On the legality of introducing spurious loads of `&UnsafeCell` (aka: dereferenceable and noalias don't interact well)

RalfJung commented 1 year ago

We require that &UnsafeCell are "dereferenceable on function entry" in the sense of pointing to allocated memory. This is believed to allow the introduction of spurious loads, if the compiler can prove that memory has not been deallocated yet. But that is far from obvious...

Consider:

use std::cell::UnsafeCell;

fn internal(x: &UnsafeCell<i32>, y: &mut i32, choice: impl FnOnce() -> bool) {
  if choice() {
    *y = 0;
  } else {
    let v = unsafe { x.get().read() };
    println!("{}", v);
  }
}

pub fn public(choice: impl FnOnce() -> bool) {
    let x = &UnsafeCell::new(0);
    let y = unsafe { &mut *x.get() };
    internal(x, y, choice);
}

Under LLVM noalias and under Tree Borrows, public is a sound function: if choice() is true, we write to y and nothing is even strange; if choice() is false then the read from x means y can no longer be written, but y is still valid for reads so the protector does not kick in. (In LLVM terms, noalias is completely fine with arbitrary aliasing as long as all accesses are reads, and if choice() is false then there are no writes.) SB is unhappy with this example, but SB is often too strict.

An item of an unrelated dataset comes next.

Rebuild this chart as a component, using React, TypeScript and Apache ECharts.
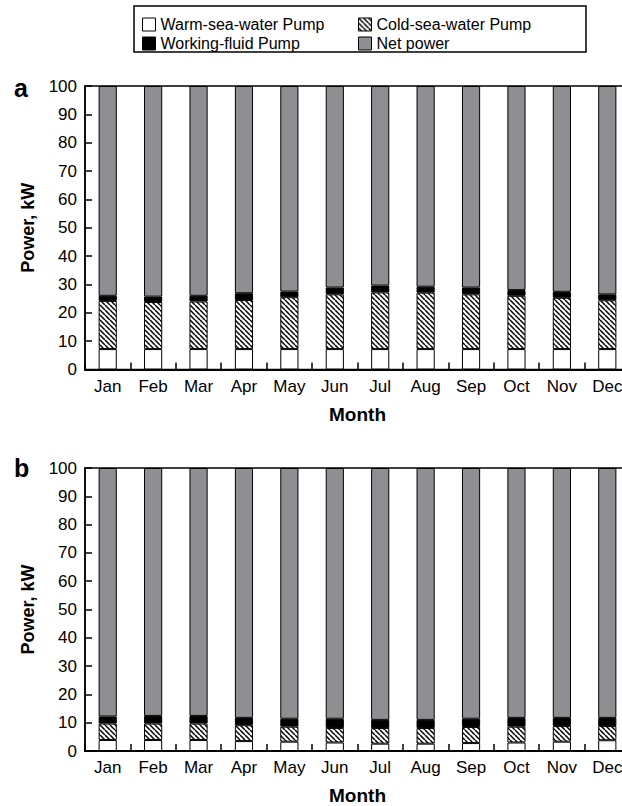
import React, { useEffect, useRef } from "react";
import * as echarts from "echarts";

const months = ["Jan", "Feb", "Mar", "Apr", "May", "Jun", "Jul", "Aug", "Sep", "Oct", "Nov", "Dec"];
const seriesNames = ["Warm-sea-water Pump", "Cold-sea-water Pump", "Working-fluid Pump", "Net power"];

// Panel a
const aWarm = [7.2, 7.2, 7.2, 7.2, 7.2, 7.2, 7.2, 7.2, 7.2, 7.2, 7.2, 7.2];
const aCold = [17.0, 16.6, 16.8, 17.3, 18.3, 19.3, 20.0, 19.9, 19.3, 18.8, 18.1, 17.2];
const aWorking = [1.8, 1.9, 2.0, 2.4, 2.0, 2.4, 2.4, 2.1, 2.4, 2.0, 2.1, 2.1];
const aNet = [74.0, 74.3, 74.0, 73.1, 72.5, 71.1, 70.4, 70.8, 71.1, 72.0, 72.6, 73.5];

// Panel b
const bWarm = [3.9, 3.9, 3.9, 3.5, 3.3, 3.0, 2.6, 2.6, 2.8, 3.0, 3.3, 3.8];
const bCold = [5.8, 5.8, 5.8, 5.6, 5.3, 5.1, 5.5, 5.5, 5.7, 5.6, 5.5, 5.0];
const bWorking = [2.5, 2.7, 2.7, 2.6, 2.8, 3.3, 2.9, 2.9, 2.9, 3.1, 2.9, 2.9];
const bNet = [87.8, 87.6, 87.6, 88.3, 88.6, 88.6, 89.0, 89.0, 88.6, 88.3, 88.3, 88.3];

const yTicks = { min: 0, max: 100, interval: 10 };

const FONT = "'Liberation Sans', Arial, sans-serif";

function makeHatch() {
  const s = 5;
  const c = document.createElement("canvas");
  c.width = s;
  c.height = s;
  const ctx = c.getContext("2d")!;
  ctx.fillStyle = "#fff";
  ctx.fillRect(0, 0, s, s);
  ctx.strokeStyle = "#000";
  ctx.lineWidth = 1.5;
  for (const k of [-s, 0, s]) {
    ctx.beginPath();
    ctx.moveTo(k, 0);
    ctx.lineTo(k + s, s);
    ctx.stroke();
  }
  return c;
}

export default function App() {
  const ref = useRef<HTMLDivElement>(null);
  useEffect(() => {
    if (!ref.current) return;
    const chart = echarts.init(ref.current, null, { renderer: "svg" });
    const hatch = makeHatch();
    const hatchPattern: any = { image: hatch, repeat: "repeat", imageWidth: 5, imageHeight: 5 };
    const colors: any[] = ["#ffffff", hatchPattern, "#000000", "#8f8f93"];

    const grids = [
      { left: 85, top: 86, width: 545, height: 283.5 },
      { left: 85, top: 468, width: 545, height: 284 },
    ];

    const xAxes = grids.map((_, i) => ({
      type: "category",
      gridIndex: i,
      data: months,
      name: "Month",
      nameLocation: "middle",
      nameGap: 35,
      nameTextStyle: { fontSize: 19, fontWeight: "bold", color: "#000", fontFamily: FONT },
      axisLine: { lineStyle: { color: "#000", width: 2 } },
      axisTick: { show: true, inside: true, length: 7, lineStyle: { color: "#000", width: 1.5 } },
      axisLabel: { fontSize: 17, color: "#000", margin: 8, fontFamily: FONT },
    }));

    const yAxes = grids.map((_, i) => ({
      type: "value",
      gridIndex: i,
      min: yTicks.min,
      max: yTicks.max,
      interval: yTicks.interval,
      name: "Power, kW",
      nameLocation: "middle",
      nameGap: 48,
      nameTextStyle: { fontSize: 18, fontWeight: "bold", color: "#000", fontFamily: FONT },
      axisLine: { show: true, lineStyle: { color: "#000", width: 1.5 } },
      axisTick: { show: true, inside: true, length: 7, lineStyle: { color: "#000", width: 1.5 } },
      axisLabel: { fontSize: 17, color: "#000", margin: 8, fontFamily: FONT },
      splitLine: { show: false },
    }));

    const data = [
      [aWarm, aCold, aWorking, aNet],
      [bWarm, bCold, bWorking, bNet],
    ];

    const series: any[] = [];
    data.forEach((panel, gi) => {
      panel.forEach((vals, si) => {
        series.push({
          type: "bar",
          name: seriesNames[si],
          xAxisIndex: gi,
          yAxisIndex: gi,
          stack: "p" + gi,
          barWidth: "40%",
          data: vals,
          itemStyle: { color: colors[si], borderColor: "#000", borderWidth: 1 },
          emphasis: { disabled: true },
        });
      });
    });

    const legendBase = {
      orient: "vertical",
      top: 15,
      itemWidth: 13,
      itemHeight: 13,
      itemGap: 0,
      icon: "rect",
      selectedMode: false,
      padding: 0,
      textStyle: { fontSize: 16, lineHeight: 19, color: "#000", fontFamily: FONT },
      itemStyle: { borderColor: "#000", borderWidth: 1 },
    };

    chart.setOption({
      animation: false,
      backgroundColor: "#fff",
      grid: grids.map((g) => ({ ...g, show: true, borderColor: "#000", borderWidth: 1.5, backgroundColor: "transparent" })),
      xAxis: xAxes,
      yAxis: yAxes,
      legend: [
        { ...legendBase, left: 142, data: [seriesNames[0], seriesNames[2]] },
        { ...legendBase, left: 358, data: [seriesNames[1], seriesNames[3]] },
      ],
      graphic: [
        {
          type: "rect",
          shape: { x: 134, y: 6, width: 452, height: 46 },
          style: { fill: "none", stroke: "#000", lineWidth: 1.5 },
          z: 10,
        },
        {
          type: "text",
          x: 14,
          y: 88,
          style: { text: "a", fontSize: 25, fontWeight: "bold", fill: "#000", fontFamily: FONT, verticalAlign: "middle" },
        },
        {
          type: "text",
          x: 14,
          y: 468,
          style: { text: "b", fontSize: 25, fontWeight: "bold", fill: "#000", fontFamily: FONT, verticalAlign: "middle" },
        },
      ],
      series,
    });
    return () => chart.dispose();
  }, []);
  return <div ref={ref} style={{ position: "fixed", left: 0, top: 0, width: 640, height: 806 }} />;
}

Let's focus on internal, and let's imagine we introduce a spurious load from x at the beginning of the function. If any kind of spurious load is allowed, this one definitely is. Then we observe that in the else case, x is being read twice, and let's say we know that the closure will not mutate x (it cannot, since x is privately allocated in public and its provenance is never leaked to outside code) -- let's say the choice function is marked "readonly". We arrive at:

fn internal(x: &UnsafeCell<i32>, y: &mut i32, choice: impl FnOnce() -> bool) {
  let v = unsafe { x.get().read() };
  if choice() {
    *y = 0;
  } else {
    println!("{}", v);
  }
}

Interpreted as Rust code this has obvious UB if choice() returns true, but okay, maybe our IR has a different semantics. But what could those semantics be?

If choice() is true, the read must somehow be considered "invalid", maybe we make it return poison or so (similar to what would happen according to LLVM semantics if this read introduced a data race). Certainly the read must not observe the actual memory contents, because if it did it would not be reorderable around the aliasing write.
If choice() is false, the read must not return poison, as printing a poison value is UB!
choice() might well read from stdin and use that information to determine what it should return

In other words, the semantics of the read must predict the future to be able to decide whether it should return poison and keep the aliasing state as-is, or return the actual data and mark the memory as "must not be mutated through other pointers". Equivalently, the read is making an angelic choice between these two options.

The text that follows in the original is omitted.